** Start MATERIAL FOR THIS EXERCISE **

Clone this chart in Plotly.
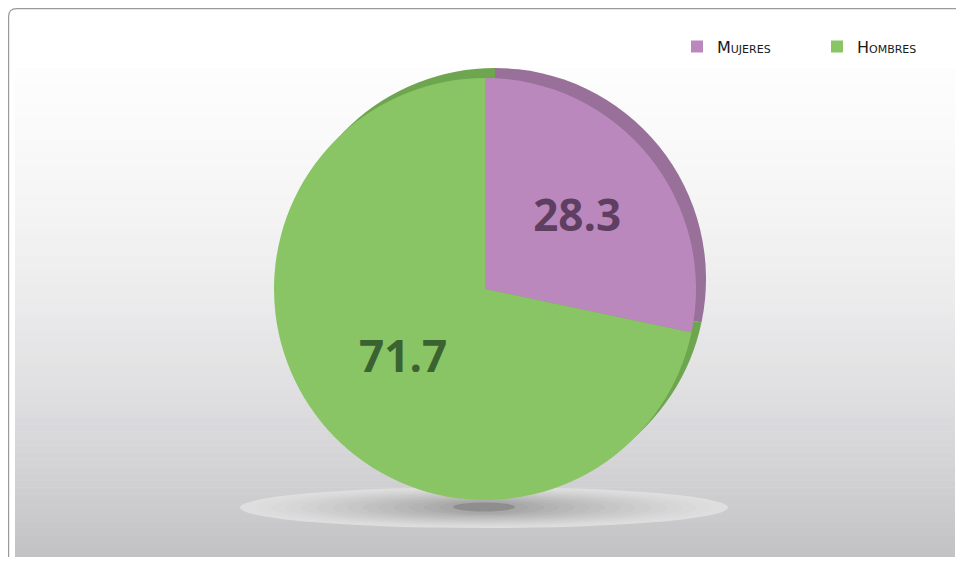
import plotly.graph_objects as go

# ---- data ----
labels = ["Mujeres", "Hombres"]
values = [28.3, 71.7]
slice_colors = ["#BB88BD", "#8AC565"]
rim_colors = ["#98709A", "#6EA650"]
label_colors = ["#5E3F62", "#3B6332"]

OFF = 8  # page body margin offset
W, H = 964 - OFF, 565 - 2 * OFF


def px(x):
    return (x - OFF) / W


def py(y):
    return 1 - (y - OFF) / H


shapes = []

# background gradient panel (screen x 15-955, y 68-557)
top, bot = 68, 557
n = 70
for i in range(n):
    y0 = top + (bot - top) * i / n
    y1 = min(bot, top + (bot - top) * (i + 1) / n + 0.6)
    t = (i + 0.5) / n
    v = 253 - 19.2 * t - 39.8 * t * t
    r = int(round(v))
    b = int(round(v + 3 * t))
    shapes.append(dict(type="rect", xref="paper", yref="paper",
                       x0=px(15), x1=px(955), y0=py(y1), y1=py(y0),
                       fillcolor=f"rgb({r},{r},{b})", line=dict(width=0),
                       layer="below"))

# floor shadow ellipses (smooth gradient)
cx, cy = 484, 507.5
steps = 14
for k in range(steps):
    t = k / (steps - 1)
    hw = 244 - (244 - 45) * t
    hh = 20.5 - (20.5 - 6.5) * t
    c = int(round(222 - (222 - 168) * t ** 1.3))
    shapes.append(dict(type="circle", xref="paper", yref="paper",
                       x0=px(cx - hw), x1=px(cx + hw),
                       y0=py(cy + hh), y1=py(cy - hh),
                       fillcolor=f"rgb({c},{c},{c})", line=dict(width=0),
                       layer="below"))
shapes.append(dict(type="circle", xref="paper", yref="paper",
                   x0=px(453), x1=px(515), y0=py(511.5), y1=py(502.5),
                   fillcolor="#8E8E8E", line=dict(width=0), layer="below"))

# outer rounded frame (as close to the top-left as the page allows)
L, T, R, B = 8.6, 8.6, 963, 590
rr = 8
path = (f"M {px(L)},{py(T+rr)} Q {px(L)},{py(T)} {px(L+rr)},{py(T)} "
        f"L {px(R-rr)},{py(T)} Q {px(R)},{py(T)} {px(R)},{py(T+rr)} "
        f"L {px(R)},{py(B)} L {px(L)},{py(B)} Z")
shapes.append(dict(type="path", xref="paper", yref="paper", path=path,
                   line=dict(color="#9A9A9A", width=1.2), layer="above"))

fig = go.Figure()

# darker rim (3D edge) behind the main pie
fig.add_trace(go.Pie(
    labels=labels, values=values, sort=False, direction="clockwise",
    rotation=0, marker=dict(colors=rim_colors, line=dict(width=0)),
    textinfo="none", hoverinfo="skip", showlegend=False,
    domain=dict(x=[px(283), px(707)], y=[py(490), py(68)]),
))

# main pie
fig.add_trace(go.Pie(
    labels=labels, values=values, sort=False, direction="clockwise",
    rotation=0, marker=dict(colors=slice_colors, line=dict(width=0)),
    texttemplate="%{value:.1f}", textposition="inside",
    insidetextorientation="horizontal",
    textfont=dict(family="Open Sans", size=44, color=label_colors,
                  weight=700),
    domain=dict(x=[px(273), px(697)], y=[py(500), py(78)]),
))

fig.update_layout(
    width=W, height=H,
    margin=dict(l=0, r=0, t=0, b=0, autoexpand=False),
    paper_bgcolor="white",
    plot_bgcolor="white",
    shapes=shapes,
    showlegend=True,
    legend=dict(orientation="h", x=px(677), xanchor="left",
                y=py(46.5), yanchor="middle",
                entrywidth=95, entrywidthmode="pixels",
                bgcolor="rgba(0,0,0,0)",
                font=dict(family="DejaVu Sans", size=16, color="#1A1A1A",
                          variant="small-caps"),
                traceorder="normal"),
)

fig.write_html("out.html")
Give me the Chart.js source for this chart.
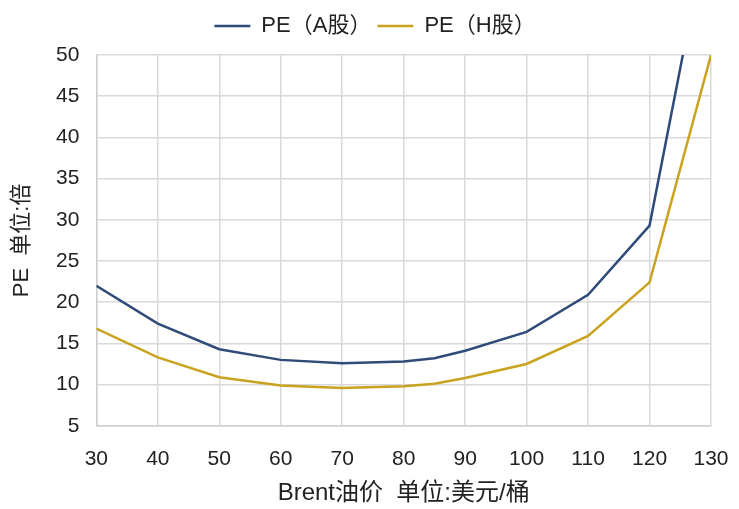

** End MATERIAL FOR THIS EXERCISE **

== WHAT YOU SHOULD DO ==
Only the lines from the start of the records through the line containing "shapes = []" should be repeated, word for word, with the pictures left out.

== EXERCISE RESULT ==
Clone this chart in Plotly.
import plotly.graph_objects as go

# ---- data ----
labels = ["Mujeres", "Hombres"]
values = [28.3, 71.7]
slice_colors = ["#BB88BD", "#8AC565"]
rim_colors = ["#98709A", "#6EA650"]
label_colors = ["#5E3F62", "#3B6332"]

OFF = 8  # page body margin offset
W, H = 964 - OFF, 565 - 2 * OFF


def px(x):
    return (x - OFF) / W


def py(y):
    return 1 - (y - OFF) / H


shapes = []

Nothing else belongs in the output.